あわせてこの市町村に対する権限移譲の状況を見て、県内の市町村長さんの意識について、どういうふうに知事は理解しているのかという御質問があったと思いますが、率直な印象を申し上げますと、総論では皆さん賛成です。権限移譲に反対だということを正面切って言われる方はまずいないだろうと思います。これは県内の市町村長さんもそうですし、全国的にそうだろうと思います。ただ、具体的にこれこれの事務はどうかとなったときにはやはり、色々さまざまな反応があって、例えば受けたいのだけれども人材がいない。それを担当する人材が今はいないとか、お金がかかる、行革の時代に厳しいと、こういう答えが返ってくることが多いと思います。そうだろうと思いますが、権限移譲する場合には、当然その潤沢にとまではいきませんけれども財源は、必要な財源は権限移譲とともに交付されるわけですから、財源を見ながらその足らざるところを予算などで補うということはあり得るだろうと思いますし、人の問題はやはり即座にでなくても養成ということは必要だろうと思います。場合によっては県からしばらく職員を出向させるという、こういう手法もあるわけで、総合的に市町村長さんが考えていただければいいと思いますけれども、そういう各論になると消極的になる面もないわけではない。

 ただ最近はやはり、市町村長さんにおいて温度差があるという印象があります。あえて積極的にこの問題に取り組もうという市町村長さんもおられます。そうでない場合もあります。ですから結果を見ていただくと、今県内でまだら模様の権限移譲ということをやっていますけれども、それは本当にまだらが出てきており、かなり積極的に権限を取り込んでおられる市町村とそうでない市町村とが分かれてきているという状況です。
 
●上場企画部長答弁

 
 権限移譲のメリットや効果を住民の方に考えていただくということは、お話のとおり大変大事なことですので、従来そういうことが不足であったという反省も踏まえて、昨年の暮れ、県政だよりの12月号で特集を組みました。地域のことは自分たちで考え決めていくというタイトルを組み、住民にとっての地方分権の意味だとか、権限移譲の現状や方向性、それからその住民自治ということで南部町や三朝町の事例を御紹介したわけです。
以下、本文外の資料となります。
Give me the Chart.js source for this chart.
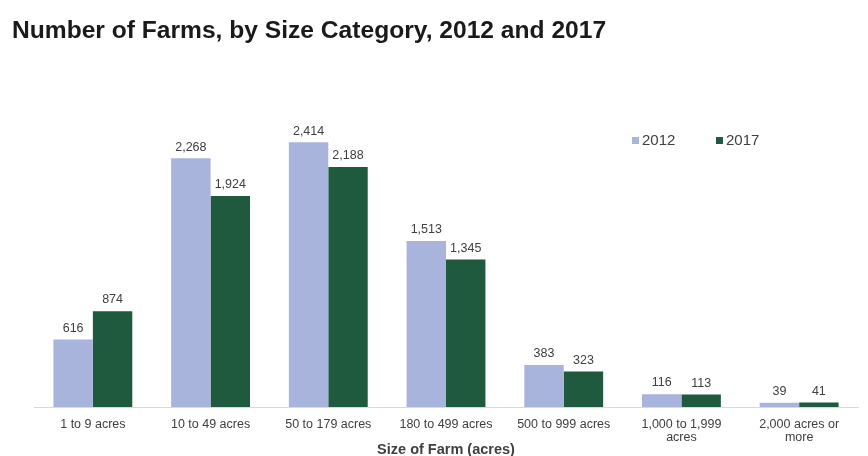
<!DOCTYPE html>
<html>
<head>
<meta charset="utf-8">
<script src="https://cdn.jsdelivr.net/npm/chart.js@4"></script>
<style>
  html, body { margin: 0; padding: 0; background: #fff; }
  #wrap { width: 868px; height: 456px; }
</style>
</head>
<body>
<div id="wrap"><canvas id="farmChart" width="868" height="456"></canvas></div>
<script>
const categories = [
  "1 to 9 acres",
  "10 to 49 acres",
  "50 to 179 acres",
  "180 to 499 acres",
  "500 to 999 acres",
  ["1,000 to 1,999", "acres"],
  ["2,000 acres or", "more"],
];
const farms2012 = [616, 2268, 2414, 1513, 383, 116, 39];
const farms2017 = [874, 1924, 2188, 1345, 323, 113, 41];

const FONT = "'Liberation Sans', Arial, sans-serif";

// labels on top of each bar
const valueLabels = {
  id: "valueLabels",
  afterDatasetsDraw(chart) {
    const ctx = chart.ctx;
    ctx.save();
    ctx.font = "12.5px " + FONT;
    ctx.fillStyle = "#404040";
    ctx.textAlign = "center";
    ctx.textBaseline = "bottom";
    chart.data.datasets.forEach((ds, i) => {
      chart.getDatasetMeta(i).data.forEach((bar, j) => {
        ctx.fillText(ds.data[j].toLocaleString("en-US"), bar.x, bar.y - 5);
      });
    });
    ctx.restore();
  },
};

// small legend sitting inside the plot, upper right
const insideLegend = {
  id: "insideLegend",
  afterDraw(chart) {
    const ctx = chart.ctx;
    const starts = [632, 716];
    const y = chart.chartArea.top + 23;
    ctx.save();
    ctx.font = "15px " + FONT;
    ctx.textBaseline = "middle";
    chart.data.datasets.forEach((ds, i) => {
      ctx.fillStyle = ds.backgroundColor;
      ctx.fillRect(starts[i], y - 3.5, 7, 7);
      ctx.fillStyle = "#404040";
      ctx.fillText(ds.label, starts[i] + 10, y + 0.5);
    });
    ctx.restore();
  },
};

new Chart(document.getElementById("farmChart"), {
  type: "bar",
  data: {
    labels: categories,
    datasets: [
      { label: "2012", data: farms2012, backgroundColor: "#a9b4dc" },
      { label: "2017", data: farms2017, backgroundColor: "#1f5a3f" },
    ],
  },
  options: {
    responsive: false,
    animation: false,
    layout: { padding: { left: 12, right: 10, top: 0, bottom: 0 } },
    datasets: { bar: { categoryPercentage: 0.67, barPercentage: 1 } },
    plugins: {
      title: {
        display: true,
        text: "Number of Farms, by Size Category, 2012 and 2017",
        align: "start",
        color: "#1a1a1a",
        font: { family: FONT, size: 24.6, weight: "bold" },
        padding: { top: 16, bottom: 72 },
      },
      legend: { display: false },
      tooltip: { enabled: false },
    },
    scales: {
      x: {
        grid: { display: false },
        border: { color: "#d9d9d9" },
        ticks: {
          color: "#404040",
          font: { family: FONT, size: 12.5, lineHeight: 1.0 },
          maxRotation: 0,
          autoSkip: false,
          padding: 3.5,
        },
        title: {
          display: true,
          text: "Size of Farm (acres)",
          color: "#404040",
          font: { family: FONT, size: 14.5, weight: "bold", lineHeight: 1.0 },
          padding: { top: -4.5, bottom: -1 },
        },
      },
      y: {
        min: 0,
        max: 2640,
        grid: { display: false },
        border: { display: false },
        ticks: { display: false },
        afterFit: (scale) => { scale.width = 22; },
      },
    },
  },
  plugins: [valueLabels, insideLegend],
});
</script>
</body>
</html>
 これからの作業ですが、1年後の来年、平成20年の春に1つも2つも権限移譲を進めたいと考えており、そういう考え方や作業工程について、県下の市町村長さんに御説明をし、具体的な作業に庁内で入っております。今知事に属します事務権限の全部を、全庁的に洗い出しており、2月いっぱい間もなく、企画部長あてに各部から報告いただき、3月中にはヒアリングもして洗い出しをしたいと思っております。

 4月になりますと、分権自治推進室を企画部地域自立戦略課に設置していただき、スタッフも増強してそれらの事務の中からパッケージにして何を移譲するのかという作業に着手したいと思っております。その際には、市町村が受け取りやすい、取り組みやすいということと同時に、住民にとっての利便やサービスの向上を実感していただく、考えていただくということが、眼目点になってきます。6月ぐらいには、市町村との協議に入りたいと思うのですが、そういう行程を通じて、住民の皆さんに十分に情報を提供するとか、意見を聞くとか、考えていただくとかということに意を用いていきたいと考えております。

<市町村への権限移譲について>2



 市町村への権限移譲について、先ほど答弁がありましたが、権限移譲が単に人、財源に関して市町村の負担増だけに終わらせてしまっては、分権の意義がないわけで、先ほど答弁がありましたように、やはり住民の視線という部分を大切にしながら、権限移譲を進める。そのためには先ほどありましたが、速やかに効果の検証、そういうものを行っていただきたいということを要望したいと思います。